--- What you will do ---
Write out the whole of the material exactly.
--- Begin ---
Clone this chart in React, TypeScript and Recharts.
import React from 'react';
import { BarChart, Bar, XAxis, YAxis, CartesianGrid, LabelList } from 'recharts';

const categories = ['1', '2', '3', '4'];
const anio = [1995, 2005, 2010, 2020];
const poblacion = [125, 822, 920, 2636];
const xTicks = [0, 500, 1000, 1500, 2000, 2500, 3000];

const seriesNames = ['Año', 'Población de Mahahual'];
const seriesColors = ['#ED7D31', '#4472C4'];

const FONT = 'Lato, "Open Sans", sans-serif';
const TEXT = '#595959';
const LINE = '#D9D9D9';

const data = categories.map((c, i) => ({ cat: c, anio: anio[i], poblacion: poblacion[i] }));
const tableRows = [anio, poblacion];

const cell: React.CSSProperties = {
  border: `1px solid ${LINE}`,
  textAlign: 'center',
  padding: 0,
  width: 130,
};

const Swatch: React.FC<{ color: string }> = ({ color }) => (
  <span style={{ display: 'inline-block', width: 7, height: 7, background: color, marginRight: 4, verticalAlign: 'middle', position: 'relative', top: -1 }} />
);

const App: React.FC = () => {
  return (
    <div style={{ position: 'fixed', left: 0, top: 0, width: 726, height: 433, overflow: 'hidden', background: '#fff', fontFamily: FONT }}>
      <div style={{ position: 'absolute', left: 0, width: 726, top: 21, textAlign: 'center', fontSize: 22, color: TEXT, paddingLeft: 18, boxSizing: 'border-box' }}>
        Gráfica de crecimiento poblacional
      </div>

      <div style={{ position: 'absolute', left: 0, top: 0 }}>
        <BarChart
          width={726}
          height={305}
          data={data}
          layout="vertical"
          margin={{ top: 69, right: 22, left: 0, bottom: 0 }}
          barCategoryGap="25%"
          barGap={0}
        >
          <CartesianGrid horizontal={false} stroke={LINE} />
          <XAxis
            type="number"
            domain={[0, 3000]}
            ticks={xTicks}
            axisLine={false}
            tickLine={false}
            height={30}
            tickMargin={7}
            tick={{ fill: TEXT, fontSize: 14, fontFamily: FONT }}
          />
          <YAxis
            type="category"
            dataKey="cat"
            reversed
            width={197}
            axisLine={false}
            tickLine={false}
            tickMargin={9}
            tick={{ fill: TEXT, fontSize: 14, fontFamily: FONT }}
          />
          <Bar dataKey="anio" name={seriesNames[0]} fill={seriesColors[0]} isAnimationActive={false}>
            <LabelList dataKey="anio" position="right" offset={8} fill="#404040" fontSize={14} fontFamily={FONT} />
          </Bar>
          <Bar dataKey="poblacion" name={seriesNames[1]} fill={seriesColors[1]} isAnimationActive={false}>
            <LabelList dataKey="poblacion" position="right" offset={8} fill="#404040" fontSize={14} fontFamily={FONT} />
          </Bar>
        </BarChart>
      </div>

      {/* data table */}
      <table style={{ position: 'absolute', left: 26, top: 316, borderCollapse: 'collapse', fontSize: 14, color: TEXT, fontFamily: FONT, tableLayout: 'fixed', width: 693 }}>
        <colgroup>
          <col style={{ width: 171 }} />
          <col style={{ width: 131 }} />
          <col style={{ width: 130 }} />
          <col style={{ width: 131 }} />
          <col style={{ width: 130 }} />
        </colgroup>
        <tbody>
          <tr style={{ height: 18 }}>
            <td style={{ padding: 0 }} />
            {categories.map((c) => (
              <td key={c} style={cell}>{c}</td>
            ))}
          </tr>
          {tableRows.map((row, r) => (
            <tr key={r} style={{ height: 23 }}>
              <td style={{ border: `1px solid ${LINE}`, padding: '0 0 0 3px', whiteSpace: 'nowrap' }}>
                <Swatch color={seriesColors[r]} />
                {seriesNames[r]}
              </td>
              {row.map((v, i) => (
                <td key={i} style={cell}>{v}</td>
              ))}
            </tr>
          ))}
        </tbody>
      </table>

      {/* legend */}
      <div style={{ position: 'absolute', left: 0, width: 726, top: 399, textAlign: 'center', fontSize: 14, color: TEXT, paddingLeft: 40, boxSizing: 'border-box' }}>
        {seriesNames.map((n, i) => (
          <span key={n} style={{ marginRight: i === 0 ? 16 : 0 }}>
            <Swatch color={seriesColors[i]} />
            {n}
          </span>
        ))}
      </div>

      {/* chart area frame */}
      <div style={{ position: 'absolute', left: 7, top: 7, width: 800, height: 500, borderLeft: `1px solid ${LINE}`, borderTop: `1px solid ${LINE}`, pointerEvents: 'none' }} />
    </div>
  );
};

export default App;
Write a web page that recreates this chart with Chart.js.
--- End ---
--- Reply to the exercise ---
Clone this chart in React, TypeScript and Recharts.
import React from 'react';
import { BarChart, Bar, XAxis, YAxis, CartesianGrid, LabelList } from 'recharts';

const categories = ['1', '2', '3', '4'];
const anio = [1995, 2005, 2010, 2020];
const poblacion = [125, 822, 920, 2636];
const xTicks = [0, 500, 1000, 1500, 2000, 2500, 3000];

const seriesNames = ['Año', 'Población de Mahahual'];
const seriesColors = ['#ED7D31', '#4472C4'];

const FONT = 'Lato, "Open Sans", sans-serif';
const TEXT = '#595959';
const LINE = '#D9D9D9';

const data = categories.map((c, i) => ({ cat: c, anio: anio[i], poblacion: poblacion[i] }));
const tableRows = [anio, poblacion];

const cell: React.CSSProperties = {
  border: `1px solid ${LINE}`,
  textAlign: 'center',
  padding: 0,
  width: 130,
};

const Swatch: React.FC<{ color: string }> = ({ color }) => (
  <span style={{ display: 'inline-block', width: 7, height: 7, background: color, marginRight: 4, verticalAlign: 'middle', position: 'relative', top: -1 }} />
);

const App: React.FC = () => {
  return (
    <div style={{ position: 'fixed', left: 0, top: 0, width: 726, height: 433, overflow: 'hidden', background: '#fff', fontFamily: FONT }}>
      <div style={{ position: 'absolute', left: 0, width: 726, top: 21, textAlign: 'center', fontSize: 22, color: TEXT, paddingLeft: 18, boxSizing: 'border-box' }}>
        Gráfica de crecimiento poblacional
      </div>

      <div style={{ position: 'absolute', left: 0, top: 0 }}>
        <BarChart
          width={726}
          height={305}
          data={data}
          layout="vertical"
          margin={{ top: 69, right: 22, left: 0, bottom: 0 }}
          barCategoryGap="25%"
          barGap={0}
        >
          <CartesianGrid horizontal={false} stroke={LINE} />
          <XAxis
            type="number"
            domain={[0, 3000]}
            ticks={xTicks}
            axisLine={false}
            tickLine={false}
            height={30}
            tickMargin={7}
            tick={{ fill: TEXT, fontSize: 14, fontFamily: FONT }}
          />
          <YAxis
            type="category"
            dataKey="cat"
            reversed
            width={197}
            axisLine={false}
            tickLine={false}
            tickMargin={9}
            tick={{ fill: TEXT, fontSize: 14, fontFamily: FONT }}
          />
          <Bar dataKey="anio" name={seriesNames[0]} fill={seriesColors[0]} isAnimationActive={false}>
            <LabelList dataKey="anio" position="right" offset={8} fill="#404040" fontSize={14} fontFamily={FONT} />
          </Bar>
          <Bar dataKey="poblacion" name={seriesNames[1]} fill={seriesColors[1]} isAnimationActive={false}>
            <LabelList dataKey="poblacion" position="right" offset={8} fill="#404040" fontSize={14} fontFamily={FONT} />
          </Bar>
        </BarChart>
      </div>

      {/* data table */}
      <table style={{ position: 'absolute', left: 26, top: 316, borderCollapse: 'collapse', fontSize: 14, color: TEXT, fontFamily: FONT, tableLayout: 'fixed', width: 693 }}>
        <colgroup>
          <col style={{ width: 171 }} />
          <col style={{ width: 131 }} />
          <col style={{ width: 130 }} />
          <col style={{ width: 131 }} />
          <col style={{ width: 130 }} />
        </colgroup>
        <tbody>
          <tr style={{ height: 18 }}>
            <td style={{ padding: 0 }} />
            {categories.map((c) => (
              <td key={c} style={cell}>{c}</td>
            ))}
          </tr>
          {tableRows.map((row, r) => (
            <tr key={r} style={{ height: 23 }}>
              <td style={{ border: `1px solid ${LINE}`, padding: '0 0 0 3px', whiteSpace: 'nowrap' }}>
                <Swatch color={seriesColors[r]} />
                {seriesNames[r]}
              </td>
              {row.map((v, i) => (
                <td key={i} style={cell}>{v}</td>
              ))}
            </tr>
          ))}
        </tbody>
      </table>

      {/* legend */}
      <div style={{ position: 'absolute', left: 0, width: 726, top: 399, textAlign: 'center', fontSize: 14, color: TEXT, paddingLeft: 40, boxSizing: 'border-box' }}>
        {seriesNames.map((n, i) => (
          <span key={n} style={{ marginRight: i === 0 ? 16 : 0 }}>
            <Swatch color={seriesColors[i]} />
            {n}
          </span>
        ))}
      </div>

      {/* chart area frame */}
      <div style={{ position: 'absolute', left: 7, top: 7, width: 800, height: 500, borderLeft: `1px solid ${LINE}`, borderTop: `1px solid ${LINE}`, pointerEvents: 'none' }} />
    </div>
  );
};

export default App;
Write a web page that recreates this chart with Chart.js.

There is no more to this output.